The "DB::Exception: Sizes of columns in Tuple doesn't match" error occurs when the internal column arrays that make up a Tuple have different row counts. Each element of a Tuple type is stored as a separate internal column, and all of these columns must have the same number of rows. A mismatch indicates either a data integrity problem or a bug in how the Tuple was constructed.
Impact
This error blocks queries or merges that involve the affected Tuple column. It can prevent reading from a table, stall background merges, and break INSERT pipelines that produce Tuple values. The impact is similar to SIZES_OF_COLUMNS_DOESNT_MATCH but scoped specifically to Tuple-typed columns.
Common Causes
- Data corruption in parts containing Tuple columns — storage-level issues or interrupted writes can leave Tuple element columns out of sync.

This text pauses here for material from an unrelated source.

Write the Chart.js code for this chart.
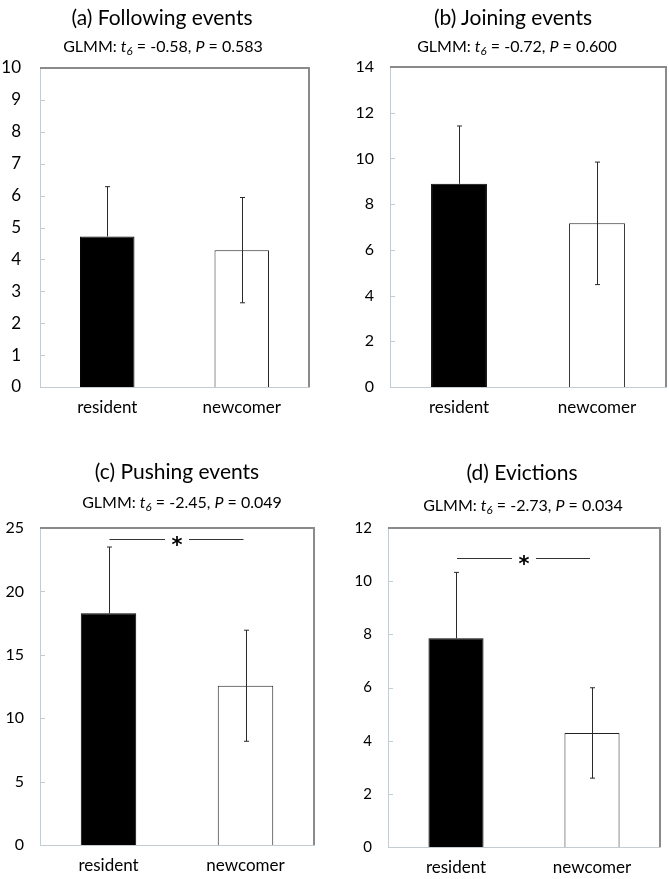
<!DOCTYPE html>
<html>
<head>
<meta charset="utf-8">
<script src="https://cdn.jsdelivr.net/npm/chart.js@4.4.1/dist/chart.umd.min.js"></script>
<style>
  html, body { margin: 0; padding: 0; background: #fff; }
  #wrap { position: relative; width: 669px; height: 879px; overflow: hidden; font-family: Lato, "Open Sans", sans-serif; color: #000; }
  .panel { position: absolute; }
  .panel canvas { position: absolute; left: 0; top: 0; }
  .ttl { position: absolute; white-space: nowrap; transform: translateX(-50%); font-size: 21px; line-height: 22px; color: #000; }
  .sub { position: absolute; white-space: nowrap; transform: translateX(-50%); font-size: 16px; line-height: 18px; color: #000; }
  .sub sub { font-size: 0.72em; vertical-align: -0.3em; line-height: 0; font-style: italic; }
</style>
</head>
<body>
<div id="wrap"></div>
<script>
// ---------- data ----------
const categories = ['resident', 'newcomer'];
const panelTitles = ['(a) Following events', '(b) Joining events', '(c) Pushing events', '(d) Evictions'];
const tValues = ['-0.58', '-0.72', '-2.45', '-2.73'];
const pValues = ['0.583', '0.600', '0.049', '0.034'];

const followingMeans = [4.72, 4.29];
const followingSE    = [1.56, 1.65];
const joiningMeans   = [8.89, 7.16];
const joiningSE      = [2.53, 2.68];
const pushingMeans   = [18.27, 12.56];
const pushingSE      = [5.23, 4.38];
const evictionMeans  = [7.85, 4.29];
const evictionSE     = [2.48, 1.70];

const yMaxValues  = [10, 14, 25, 12];
const yStepValues = [1, 2, 5, 2];
const significanceLevels = [null, null, 24.15, 10.86];

const meansList = [followingMeans, joiningMeans, pushingMeans, evictionMeans];
const seList = [followingSE, joiningSE, pushingSE, evictionSE];

// ---------- layout (positions / sizes) ----------
const panels = [
  { left: 0,   top: 0,   w: 335, h: 430, yW: 40, pad: {left:0, top:68, right:26, bottom:13}, tickFont: 17, tickPad: 19,
    title: {x:162, y:6}, sub: {x:163, y:37} },
  { left: 335, top: 0,   w: 334, h: 430, yW: 55, pad: {left:0, top:67, right:3, bottom:13}, tickFont: 16, tickPad: 16,
    title: {x:178, y:6}, sub: {x:182, y:37} },
  { left: 0,   top: 430, w: 335, h: 449, yW: 40, pad: {left:0, top:98, right:21, bottom:4}, tickFont: 16, tickPad: 16,
    title: {x:177, y:30}, sub: {x:182, y:63} },
  { left: 335, top: 430, w: 334, h: 449, yW: 53, pad: {left:0, top:98, right:9, bottom:2}, tickFont: 15, tickPad: 16,
    title: {x:187, y:31}, sub: {x:188, y:66} }
];

const AXIS_LIGHT = '#c3ccd1';
const FRAME_DARK = '#8a8a8a';
const barFills = ['#000000', '#ffffff'];

const decoPlugin = {
  id: 'deco',
  afterDatasetsDraw(chart, args, opts) {
    const ctx = chart.ctx;
    const xs = chart.scales.x, ys = chart.scales.y;
    const ca = chart.chartArea;
    ctx.save();
    // error bars (lower whisker hidden behind opaque dark bars)
    ctx.strokeStyle = '#2a2a2a';
    ctx.lineWidth = 1;
    opts.means.forEach((m, i) => {
      const px = Math.round(xs.getPixelForValue(i)) + 0.5;
      const ym = ys.getPixelForValue(m);
      const yt = ys.getPixelForValue(m + opts.se[i]);
      const yb = ys.getPixelForValue(m - opts.se[i]);
      const dark = barFills[i] === '#000000';
      ctx.beginPath();
      ctx.moveTo(px, yt); ctx.lineTo(px, dark ? ym : yb);
      ctx.moveTo(px - 2.5, yt); ctx.lineTo(px + 2.5, yt);
      if (!dark) { ctx.moveTo(px - 2.5, yb); ctx.lineTo(px + 2.5, yb); }
      ctx.stroke();
    });
    // inner y tick marks
    ctx.strokeStyle = AXIS_LIGHT;
    ys.ticks.forEach(t => {
      const py = Math.round(ys.getPixelForValue(t.value)) + 0.5;
      ctx.beginPath();
      ctx.moveTo(ca.left, py); ctx.lineTo(ca.left + 5, py);
      ctx.stroke();
    });
    // top & right frame
    ctx.strokeStyle = FRAME_DARK;
    ctx.lineWidth = 2;
    ctx.beginPath();
    ctx.moveTo(ca.left, ca.top);
    ctx.lineTo(ca.right, ca.top);
    ctx.lineTo(ca.right, ca.bottom);
    ctx.stroke();
    // significance bracket
    if (opts.sig != null) {
      const y = Math.round(ys.getPixelForValue(opts.sig)) + 0.5;
      const x0 = xs.getPixelForValue(0), x1 = xs.getPixelForValue(1);
      const mid = (x0 + x1) / 2, gap = 12;
      ctx.strokeStyle = '#333';
      ctx.lineWidth = 1;
      ctx.beginPath();
      ctx.moveTo(x0 + 1, y); ctx.lineTo(mid - gap, y);
      ctx.moveTo(mid + gap, y); ctx.lineTo(x1 - 2, y);
      ctx.stroke();
      ctx.fillStyle = '#000';
      ctx.font = 'bold 21px "DejaVu Sans"';
      ctx.textAlign = 'center';
      ctx.textBaseline = 'alphabetic';
      const mt = ctx.measureText('*');
      const base = y + 1 + (mt.actualBoundingBoxAscent - mt.actualBoundingBoxDescent) / 2;
      ctx.fillText('*', mid, base);
    }
    ctx.restore();
  }
};

const wrap = document.getElementById('wrap');

panels.forEach((p, k) => {
  const div = document.createElement('div');
  div.className = 'panel';
  div.style.left = p.left + 'px';
  div.style.top = p.top + 'px';
  div.style.width = p.w + 'px';
  div.style.height = p.h + 'px';
  const cv = document.createElement('canvas');
  cv.width = p.w; cv.height = p.h;
  cv.style.width = p.w + 'px'; cv.style.height = p.h + 'px';
  div.appendChild(cv);
  const ttl = document.createElement('div');
  ttl.className = 'ttl';
  ttl.style.left = p.title.x + 'px';
  ttl.style.top = p.title.y + 'px';
  ttl.textContent = panelTitles[k];
  div.appendChild(ttl);
  const sub = document.createElement('div');
  sub.className = 'sub';
  sub.style.left = p.sub.x + 'px';
  sub.style.top = p.sub.y + 'px';
  sub.innerHTML = 'GLMM: <i>t</i><sub>6</sub> = ' + tValues[k] + ', <i>P</i> = ' + pValues[k];
  div.appendChild(sub);
  wrap.appendChild(div);

  new Chart(cv, {
    type: 'bar',
    data: {
      labels: categories,
      datasets: [{
        data: meansList[k],
        backgroundColor: barFills,
        borderColor: ['#000000', '#222222'],
        borderWidth: 1,
        barPercentage: 0.405,
        categoryPercentage: 1.0
      }]
    },
    options: {
      responsive: false,
      animation: false,
      devicePixelRatio: 1,
      layout: { padding: p.pad },
      plugins: {
        legend: { display: false },
        tooltip: { enabled: false },
        deco: { means: meansList[k], se: seList[k], sig: significanceLevels[k] }
      },
      scales: {
        x: {
          grid: { display: false, drawTicks: false },
          border: { display: true, color: AXIS_LIGHT, width: 1 },
          ticks: { color: '#000', font: { family: 'Lato', size: 17 }, padding: 10 },
          afterFit: s => { s.height = 30; }
        },
        y: {
          min: 0, max: yMaxValues[k],
          grid: { display: false, drawTicks: false },
          border: { display: true, color: AXIS_LIGHT, width: 1 },
          ticks: { stepSize: yStepValues[k], color: '#000', font: { family: 'Lato', size: p.tickFont }, padding: p.tickPad },
          afterFit: s => { s.width = p.yW; }
        }
      }
    },
    plugins: [decoPlugin]
  });
});
</script>
</body>
</html>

- Bug in a user-defined function or table function that produces Tuples — a function that builds Tuple values incorrectly may generate elements with different row counts.
- Incorrect manual data manipulation — editing or constructing part files outside of ClickHouse can desynchronize Tuple elements.
- Edge cases in complex queries combining Tuples — certain combinations of Tuple operations, especially with arrays of Tuples, can trigger this in older ClickHouse versions.
- Faulty input format parsing — a custom input format that parses Tuple values incorrectly.
Troubleshooting and Resolution Steps
Identify the affected table and column. The error message will reference the Tuple column. Verify its definition:
SELECT name, type FROM system.columns WHERE database = 'your_db' AND table = 'your_table' AND type LIKE 'Tuple%';Run CHECK TABLE to detect corrupt parts:
CHECK TABLE your_database.your_table;If the error occurs during a query, try excluding the Tuple column to confirm it's the source:
SELECT * EXCEPT(tuple_column) FROM your_table LIMIT 10;Detach corrupt parts on replicated tables so they can be re-fetched:
ALTER TABLE your_table DETACH PART 'part_name';Verify Tuple construction in INSERT queries. If you build Tuples in an INSERT ... SELECT, test the SELECT independently:
SELECT tuple(col1, col2) AS t, toTypeName(t) FROM source_table LIMIT 10;Update ClickHouse if the error stems from a known bug in Tuple handling. Check the ClickHouse GitHub issues and changelog for relevant fixes.
Best Practices
- Avoid manually constructing or modifying part files that contain Tuple columns.
- When using Tuples extensively, test complex queries on small datasets first to catch construction issues early.
- Use replicated tables so that corrupt parts can be replaced from healthy replicas.
- Periodically run
CHECK TABLEon tables with complex column types including Tuples.
Frequently Asked Questions
Q: Is this error related to named Tuples vs unnamed Tuples?
A: No. The error is about the internal row count of each Tuple element column, regardless of whether the Tuple uses named fields (e.g., Tuple(a Int32, b String)) or positional ones (e.g., Tuple(Int32, String)).
Q: Can I work around this error by casting the Tuple to a String?
A: If the data is corrupt on disk, the error occurs when reading the part, so casting won't help. If it occurs in a query expression, restructuring the query to build the Tuple differently may resolve it.
Q: Will OPTIMIZE TABLE fix this?
A: No. OPTIMIZE triggers a merge, which will also fail if it encounters the corrupt data. Detach the bad part and let replication replace it, or restore from backup.
Q: How common is this error?
A: It is relatively rare. Most users encounter it due to data corruption rather than query-level issues. If you see it frequently, investigate your storage layer and ClickHouse version for known bugs.